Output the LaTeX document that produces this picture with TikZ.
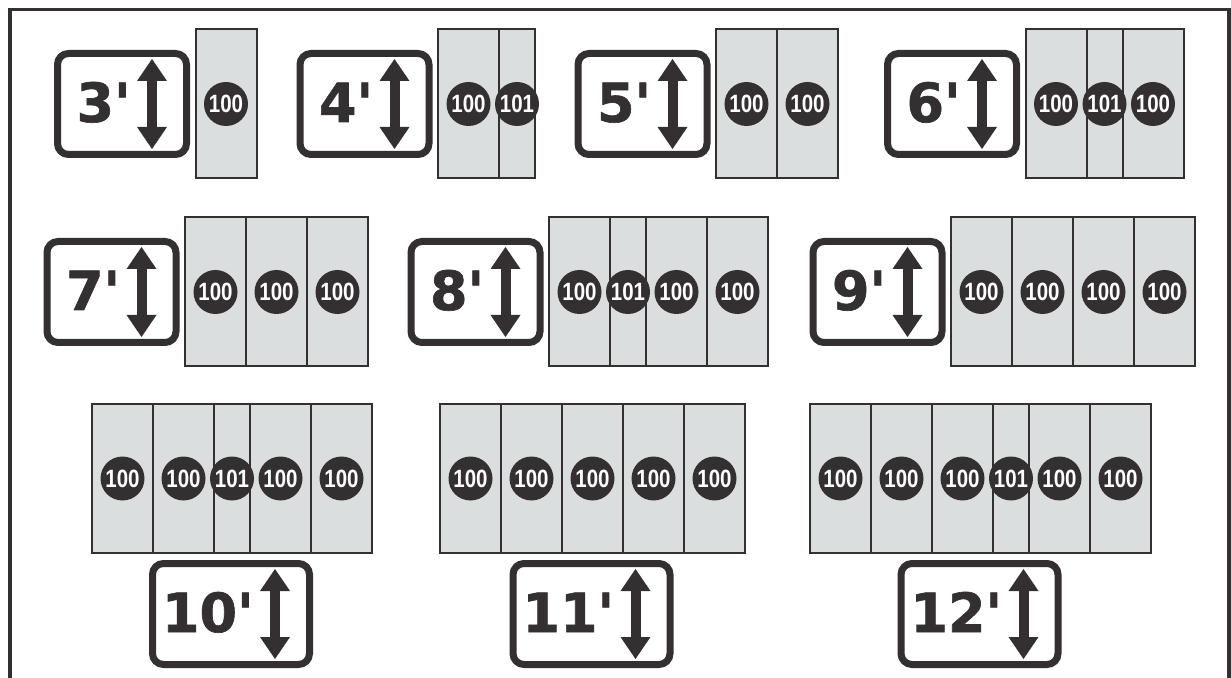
\documentclass[tikz,border=0pt]{standalone}
\usepackage{fontspec}
\usetikzlibrary{arrows.meta,positioning}
\newfontfamily\signfont{DejaVu Sans}[BoldFeatures={FakeBold=1.2}]
\newfontfamily\numfont{Liberation Sans}[BoldFont={Liberation Sans Bold}, BoldFeatures={FakeStretch=0.82}]
\definecolor{ink}{RGB}{52,48,50}
\definecolor{panelgray}{RGB}{219,222,223}
% arrow and height label inside one sign
\newcommand{\signmarks}[1]{%
  \coordinate (top#1) at ([xshift=-17.25pt,yshift=-2.75pt]sign#1.north east);
  \coordinate (bot#1) at ([xshift=-17.25pt,yshift=2.75pt]sign#1.south east);
  \draw[updown] (top#1) -- (bot#1);
  \node[signtext] (lab#1) at ([xshift=-27.75pt,yshift=-9pt]sign#1.east) {#1\char"27};}

\begin{document}
\begin{tikzpicture}[
    x=0.5pt, y=-0.5pt,
    sign/.style={draw=ink, line width=3.5pt, rounded corners=5.5pt, fill=white, minimum width=64.5pt, minimum height=50.5pt, inner sep=0pt, outer sep=0pt},
    widesign/.style={sign, minimum width=78.5pt},
    signtext/.style={font=\signfont\bfseries\fontsize{27}{27}\selectfont, text=ink, inner sep=0pt, anchor=base east},
    updown/.style={draw=ink, line width=5pt, {Triangle[width=15pt,length=11pt,line width=0pt]}-{Triangle[width=15pt,length=11pt,line width=0pt]}},
    slot100/.style={draw=ink, line width=1pt, fill=panelgray, minimum width=30.5pt, minimum height=74.5pt, inner sep=0pt, outer sep=0pt},
    slot101/.style={slot100, minimum width=18pt},
    badge/.style={circle, fill=ink, text=white, minimum size=22pt, inner sep=0pt, font=\numfont\bfseries\fontsize{12.5}{12.5}\selectfont}
  ]
  \useasboundingbox (0,0) rectangle (1231,678);
  \draw[ink, line width=1.75pt] (10,678) -- (10,9.5) -- (1229,9.5) -- (1229,678);

  % signs with panels to the right
  \foreach \n/\cx/\cy/\l in {3/122/104/{100}, 4/364.5/104/{100,101}, 5/642.5/104/{100,100}, 6/952/104/{100,101,100},
      7/111.5/292/{100,100,100}, 8/475.5/292/{100,101,100,100}, 9/877.5/292/{100,100,100,100}} {
    \node[sign] (sign\n) at (\cx,\cy) {};
    \signmarks{\n}
    \coordinate[right=4.5pt of sign\n] (p\n-0);
    \foreach \t [count=\i, remember=\i as \j (initially 0)] in \l
      \node[slot\t, right=0pt of p\n-\j] (p\n-\i) {};
    \foreach \t [count=\i] in \l
      \node[badge] (b\n-\i) at (p\n-\i) {\t};
  }

  % panels with the sign below
  \foreach \n/\px/\cx/\l in {10/92/231/{100,100,101,100,100}, 11/440/591.5/{100,100,100,100,100}, 12/810/979.5/{100,100,100,101,100,100}} {
    \coordinate (p\n-0) at (\px,478.5);
    \foreach \t [count=\i, remember=\i as \j (initially 0)] in \l
      \node[slot\t, right=0pt of p\n-\j] (p\n-\i) {};
    \foreach \t [count=\i] in \l
      \node[badge] (b\n-\i) at (p\n-\i) {\t};
    \node[widesign] (sign\n) at (\cx,614) {};
    \signmarks{\n}
  }
\end{tikzpicture}
\end{document}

○ ○ ○

Return each line from the material above exactly, but not the pictures.

Output the LaTeX document that produces this picture with TikZ.
\documentclass[tikz,border=0pt]{standalone}
\usepackage{fontspec}
\usetikzlibrary{arrows.meta,positioning}
\newfontfamily\signfont{DejaVu Sans}[BoldFeatures={FakeBold=1.2}]
\newfontfamily\numfont{Liberation Sans}[BoldFont={Liberation Sans Bold}, BoldFeatures={FakeStretch=0.82}]
\definecolor{ink}{RGB}{52,48,50}
\definecolor{panelgray}{RGB}{219,222,223}
% arrow and height label inside one sign
\newcommand{\signmarks}[1]{%
  \coordinate (top#1) at ([xshift=-17.25pt,yshift=-2.75pt]sign#1.north east);
  \coordinate (bot#1) at ([xshift=-17.25pt,yshift=2.75pt]sign#1.south east);
  \draw[updown] (top#1) -- (bot#1);
  \node[signtext] (lab#1) at ([xshift=-27.75pt,yshift=-9pt]sign#1.east) {#1\char"27};}

\begin{document}
\begin{tikzpicture}[
    x=0.5pt, y=-0.5pt,
    sign/.style={draw=ink, line width=3.5pt, rounded corners=5.5pt, fill=white, minimum width=64.5pt, minimum height=50.5pt, inner sep=0pt, outer sep=0pt},
    widesign/.style={sign, minimum width=78.5pt},
    signtext/.style={font=\signfont\bfseries\fontsize{27}{27}\selectfont, text=ink, inner sep=0pt, anchor=base east},
    updown/.style={draw=ink, line width=5pt, {Triangle[width=15pt,length=11pt,line width=0pt]}-{Triangle[width=15pt,length=11pt,line width=0pt]}},
    slot100/.style={draw=ink, line width=1pt, fill=panelgray, minimum width=30.5pt, minimum height=74.5pt, inner sep=0pt, outer sep=0pt},
    slot101/.style={slot100, minimum width=18pt},
    badge/.style={circle, fill=ink, text=white, minimum size=22pt, inner sep=0pt, font=\numfont\bfseries\fontsize{12.5}{12.5}\selectfont}
  ]
  \useasboundingbox (0,0) rectangle (1231,678);
  \draw[ink, line width=1.75pt] (10,678) -- (10,9.5) -- (1229,9.5) -- (1229,678);

  % signs with panels to the right
  \foreach \n/\cx/\cy/\l in {3/122/104/{100}, 4/364.5/104/{100,101}, 5/642.5/104/{100,100}, 6/952/104/{100,101,100},
      7/111.5/292/{100,100,100}, 8/475.5/292/{100,101,100,100}, 9/877.5/292/{100,100,100,100}} {
    \node[sign] (sign\n) at (\cx,\cy) {};
    \signmarks{\n}
    \coordinate[right=4.5pt of sign\n] (p\n-0);
    \foreach \t [count=\i, remember=\i as \j (initially 0)] in \l
      \node[slot\t, right=0pt of p\n-\j] (p\n-\i) {};
    \foreach \t [count=\i] in \l
      \node[badge] (b\n-\i) at (p\n-\i) {\t};
  }

  % panels with the sign below
  \foreach \n/\px/\cx/\l in {10/92/231/{100,100,101,100,100}, 11/440/591.5/{100,100,100,100,100}, 12/810/979.5/{100,100,100,101,100,100}} {
    \coordinate (p\n-0) at (\px,478.5);
    \foreach \t [count=\i, remember=\i as \j (initially 0)] in \l
      \node[slot\t, right=0pt of p\n-\j] (p\n-\i) {};
    \foreach \t [count=\i] in \l
      \node[badge] (b\n-\i) at (p\n-\i) {\t};
    \node[widesign] (sign\n) at (\cx,614) {};
    \signmarks{\n}
  }
\end{tikzpicture}
\end{document}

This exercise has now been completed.